We had the goods packed in bales to send on to Hamburg. Then I noticed the two bales of goods my son had bought in Leipzig from Reb Isaac and Reb Simon the Hamburg merchants, and I said to my son, “Send back those two bundles of goods, and I shall see to it they are accepted, even if I pay for them from my own pocket. And now, ” I continued, “that you have repaid your debt to me, what of my sons Nathan and Mordecai?” He had on hand bills of exchange and Polish paper amounting to over 12,000 Reichsthalers, and he gave them to my son Mordecai by way of payment.
After sitting the whole day in his store, we went home together; and you would be right in thinking I did not enjoy my supper...
At that time I was busied in the merchandise trade, selling every month to the amount of five or six hundred Reichsthalers. Further, I went twice a year to the Brunswick Fair and each time made my several thousands profit, so in all, had I been left in peace, I would have soon repaired the loss I suffered through my son.
My business prospered, I procured me wares from Holland, I bought nicely in Hamburg as well, and disposed of the goods in a store of my own. I never spared myself, summer and winter I was out on my travels, and I ran about the city the livelong day.
What is more, I maintained a lively trade in seed pearls. I bought them from all the Jews, selected and assorted them, and then resold them in towns where I knew they were in good demand.
My credit grew by leaps and bounds. If I had wanted 20,000 Reichsthalers banko during a session of the Bourse, it would have been mine.
“Yet all this availeth me nothing.” I saw my son Loeb, a virtuous young man, pious and skilled in Talmud, going to pieces before my eyes.
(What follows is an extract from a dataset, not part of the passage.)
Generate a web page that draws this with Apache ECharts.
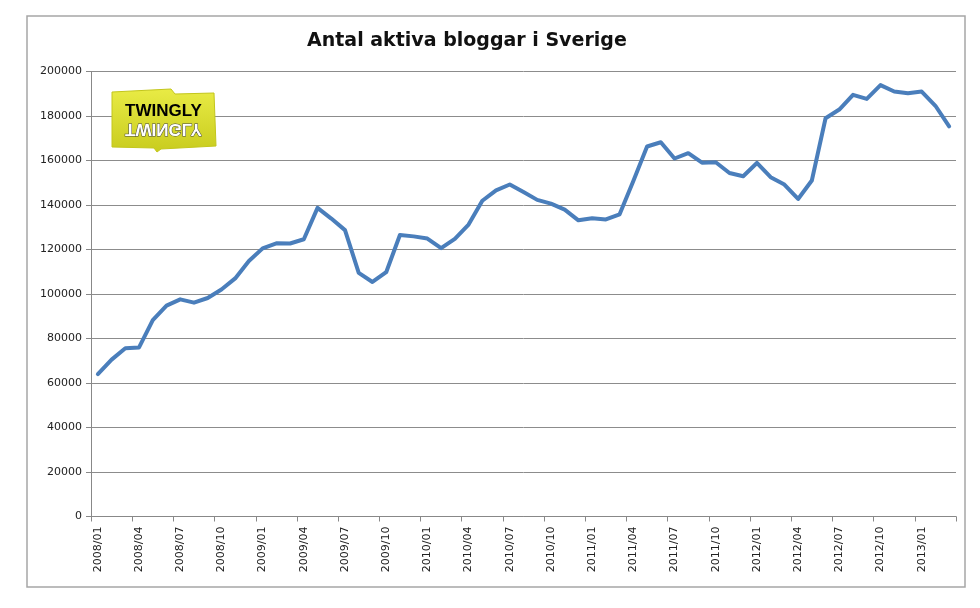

One day I said to him, “Alas, I see nothing ahead of you. As for me, I have a big business, more indeed than I can manage. Come then, work for me in my business and I will give you two per cent of all the sales.”
My son Loeb accepted the proposal with great joy. Moreover, he set to work diligently, and he could soon have been on his feet had not his natural bent led him to his ruin. He became, through my customers, well known among the merchants, who placed great confidence in him. Nearly all my business lay in his hands.”